Politics 2023-11-15T04:57:40+02:00
Ukrainian news
Putin fires another commander in Ukraine, decides to personally move troops – CNN

Putin fires another commander in Ukraine, decides to personally move troops – CNN

Ukraine, troops, Putin, commander, CNN, fires, personally


There is a split in the Russian military leadership - the military commanders do not know how to react to the successful offensive of the Armed Forces of Ukraine (AFU). It is aggravated by the fact that President Putin directly tries to command the generals who are on the front lines.

This was reported by CNN with reference to numerous sources familiar with U.S. intelligence data.

According to intercepted conversations of Russian officers, they argue with each other and complain to family and friends at home about how decisions are made in Moscow and how they try to command them from there, one of the sources told CNN.

The leadership of the Russian army has not been able to organize an effective command of the operation in Ukraine since the invasion itself. In late March, sources told CNN that the U.S. military could not even determine whether the group had a single commander in charge of the operation.

The British newspapers The Times and The Guardian wrote back in May that Putin personally gives orders to the active troops. As Western militaries told them, after the army's failures in the initial phase of the war, Putin decided to take command into his own hands, even making operational and tactical decisions that normally fall under the purview of a "colonel or brigadier general."

The practice continues, according to two CNN sources familiar with U.S. and other Western intelligence. Putin is now giving orders to generals in the army, the agency reports:

"In the modern army, this is an extremely unusual management tactic, which, according to these sources, indicates the inefficiency of Russian command structures, which has haunted Russian troops since the beginning of the war."

Such behavior of the president can be explained by the fact that he, as a KGB employee, was used to conducting special operations and was not ready to hand over the reins of power to the military.

"His entire background as a member of the special services pushed him to choose a 'special operation' rather than war," writes Oleksandr Baunov, a senior researcher at the Carnegie Foundation.

The invasion of Ukraine was not calculated for years, notes Baunov: "We see that in various situations Putin thinks precisely in the scope of special operations, which are usually calculated for a maximum of several months. ...There is no doubt that the terms of the invasion of Ukraine were calculated in a similar way."

On September 11, the press center of the Main Intelligence Directorate of the Ministry of Defense of Ukraine announced that after the crushing defeat of Russian troops in the Kharkiv Region, the commander of the western group of the Russian Armed Forces, Roman Berdnikov, was removed from his post. A NATO representative confirmed this information to CNN, noting that the commander lasted only 15 days. This is not the first change in leadership positions, and it further increases the disorder in the command structures of the Russian troops, the sources of the agency note.

Among the leaders of the Russian army, there are significant differences in the issues of further strategy. They can't agree on where to put the most effort to strengthen defenses, multiple sources familiar with U.S. intelligence said.

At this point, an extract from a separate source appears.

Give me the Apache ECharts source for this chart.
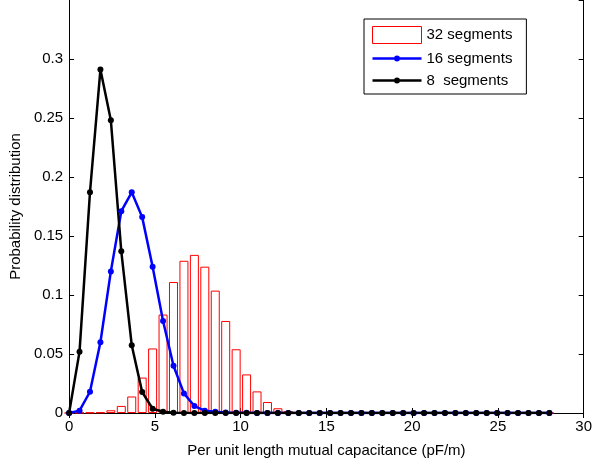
<!DOCTYPE html>
<html>
<head>
<meta charset="utf-8">
<script src="https://cdn.jsdelivr.net/npm/echarts@6/dist/echarts.min.js"></script>
<style>
html,body{margin:0;padding:0;background:#fff;}
#chart{width:595px;height:463px;}
</style>
</head>
<body>
<div id="chart"></div>
<script>
// x positions: 47 points evenly spaced from 0 to 28
const xStart = 0, xEnd = 28, nPoints = 47;
const xValues = Array.from({length: nPoints}, (_, i) => xStart + i * (xEnd - xStart) / (nPoints - 1));

const seg32 = [0, 0.0002, 0.0003, 0.0005, 0.0023, 0.006, 0.014, 0.030, 0.0547, 0.0834,
  0.111, 0.129, 0.134, 0.124, 0.1037, 0.078, 0.054, 0.0327, 0.0183, 0.0093,
  0.004, 0.0017, 0.0007, 0.0003, 0.0002, 0.0001, 0, 0, 0, 0,
  0, 0, 0, 0, 0, 0, 0, 0, 0, 0,
  0, 0, 0, 0, 0, 0, 0];
const seg16 = [0, 0.002, 0.018, 0.060, 0.120, 0.171, 0.187, 0.166, 0.124, 0.078,
  0.040, 0.0166, 0.0059, 0.002, 0.001, 0.0005, 0.0003, 0.0002, 0.0001, 0,
  0, 0, 0, 0, 0, 0, 0, 0, 0, 0,
  0, 0, 0, 0, 0, 0, 0, 0, 0, 0,
  0, 0, 0, 0, 0, 0, 0];
const seg8 = [0, 0.052, 0.187, 0.291, 0.248, 0.137, 0.0575, 0.0177, 0.0036, 0.001,
  0.0003, 0, 0, 0, 0, 0, 0, 0, 0, 0,
  0, 0, 0, 0, 0, 0, 0, 0, 0, 0,
  0, 0, 0, 0, 0, 0, 0, 0, 0, 0,
  0, 0, 0, 0, 0, 0, 0];

const seriesNames = ['32 segments', '16 segments', '8  segments'];
const xTitle = 'Per unit length mutual capacitance (pF/m)';
const yTitle = 'Probability distribution';

const pairs = arr => arr.map((v, i) => [xValues[i], v]);
const FONT = '"Liberation Sans", Arial, sans-serif';
// legend icon: a line with a small dot in the middle
const lineDotIcon = 'path://M0,7.3L21.6,7.3L21.6,9.7L0,9.7Z' +
  'M21.5,8.5A3,3 0 1,1 27.5,8.5A3,3 0 1,1 21.5,8.5Z' +
  'M27.4,7.3L49,7.3L49,9.7L27.4,9.7Z';

const chart = echarts.init(document.getElementById('chart'), null, {renderer: 'canvas'});
const tick = {show: true, inside: true, length: 5, lineStyle: {color: '#000', width: 1}};
const axLine = {show: true, onZero: false, lineStyle: {color: '#000', width: 1}};
chart.setOption({
  animation: false,
  backgroundColor: '#fff',
  textStyle: {fontFamily: FONT},
  grid: {left: 66, right: 11, top: -1, bottom: 50, containLabel: false},
  legend: {
    orient: 'vertical', left: 364, top: 19,
    backgroundColor: '#fff',
    borderColor: '#000', borderWidth: 1, borderRadius: 0,
    padding: [7, 14, 6, 8],
    itemWidth: 49, itemHeight: 17, itemGap: 7,
    symbolKeepAspect: true,
    textStyle: {fontSize: 15, color: '#000', fontFamily: FONT},
    data: [
      {name: seriesNames[0], icon: 'rect', itemStyle: {color: '#fff', borderColor: '#ff0000', borderWidth: 1}},
      {name: seriesNames[1], icon: lineDotIcon, itemStyle: {color: '#0000ff', borderWidth: 0}},
      {name: seriesNames[2], icon: lineDotIcon, itemStyle: {color: '#000', borderWidth: 0}}
    ]
  },
  xAxis: [{
    type: 'value', min: 0, max: 30, interval: 5, position: 'bottom',
    name: xTitle, nameLocation: 'middle', nameGap: 30,
    nameTextStyle: {fontSize: 15, color: '#000', fontFamily: FONT},
    axisLine: axLine, axisTick: tick, splitLine: {show: false},
    axisLabel: {fontSize: 15, color: '#000', margin: 6, fontFamily: FONT}
  }, {
    type: 'value', min: 0, max: 30, interval: 5, position: 'top',
    axisLine: {show: false}, axisTick: tick, splitLine: {show: false},
    axisLabel: {show: false}
  }],
  yAxis: [{
    type: 'value', min: 0, max: 0.35, interval: 0.05, position: 'left',
    name: yTitle, nameLocation: 'middle', nameGap: 44, nameRotate: 90,
    nameTextStyle: {fontSize: 15, color: '#000', fontFamily: FONT},
    axisLine: axLine, axisTick: tick, splitLine: {show: false},
    axisLabel: {fontSize: 15, color: '#000', margin: 6, showMaxLabel: false, fontFamily: FONT}
  }, {
    type: 'value', min: 0, max: 0.35, interval: 0.05, position: 'right',
    axisLine: axLine, axisTick: tick, splitLine: {show: false},
    axisLabel: {show: false}
  }],
  series: [{
    name: seriesNames[0], type: 'bar', xAxisIndex: 0, yAxisIndex: 0,
    data: pairs(seg32), barWidth: 9,
    itemStyle: {color: '#fff', borderColor: '#ff0000', borderWidth: 1}
  }, {
    name: seriesNames[1], type: 'line', xAxisIndex: 0, yAxisIndex: 0,
    data: pairs(seg16), symbol: 'circle', symbolSize: 6, showAllSymbol: true,
    lineStyle: {color: '#0000ff', width: 2.5}, itemStyle: {color: '#0000ff'}
  }, {
    name: seriesNames[2], type: 'line', xAxisIndex: 0, yAxisIndex: 0,
    data: pairs(seg8), symbol: 'circle', symbolSize: 6, showAllSymbol: true,
    lineStyle: {color: '#000', width: 2.5}, itemStyle: {color: '#000'}
  }]
});
</script>
</body>
</html>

An example of such a difference of opinion can be the notification of the Ministry of Defense of Russia about the transfer of units to the Kharkiv direction, where the Armed Forces of Ukraine achieved the greatest success during the counteroffensive. However, only a "small number" of servicemen were sent there, two Pentagon officials said. According to a high-ranking military official, the "insignificant scale" of the redeployment indicates an inability to conduct serious operations.

The main forces, as before, remain in the south, where the Ukrainians continue their offensive in the Kherson Region, military sources in the U.S. and other Western countries tell CNN.

In such a situation, according to Western military officials, the mobilization announced in Russia will not help it to plug the holes at the front. It will not be possible to quickly form combat-ready units from reservists, but problems related to command, supply, communication and morale remain.

Unlike modern Western military structures, in Russia, there is no system of regular training and training of reservists, organized maintenance of military equipment stored in warehouses, there are no strong ties between reservists and units of the active army, according to retired American admiral James G. Stavridis, former the supreme commander of NATO forces in Europe: "This shows that Russia does not have a large-scale organized reserve to which the army could turn."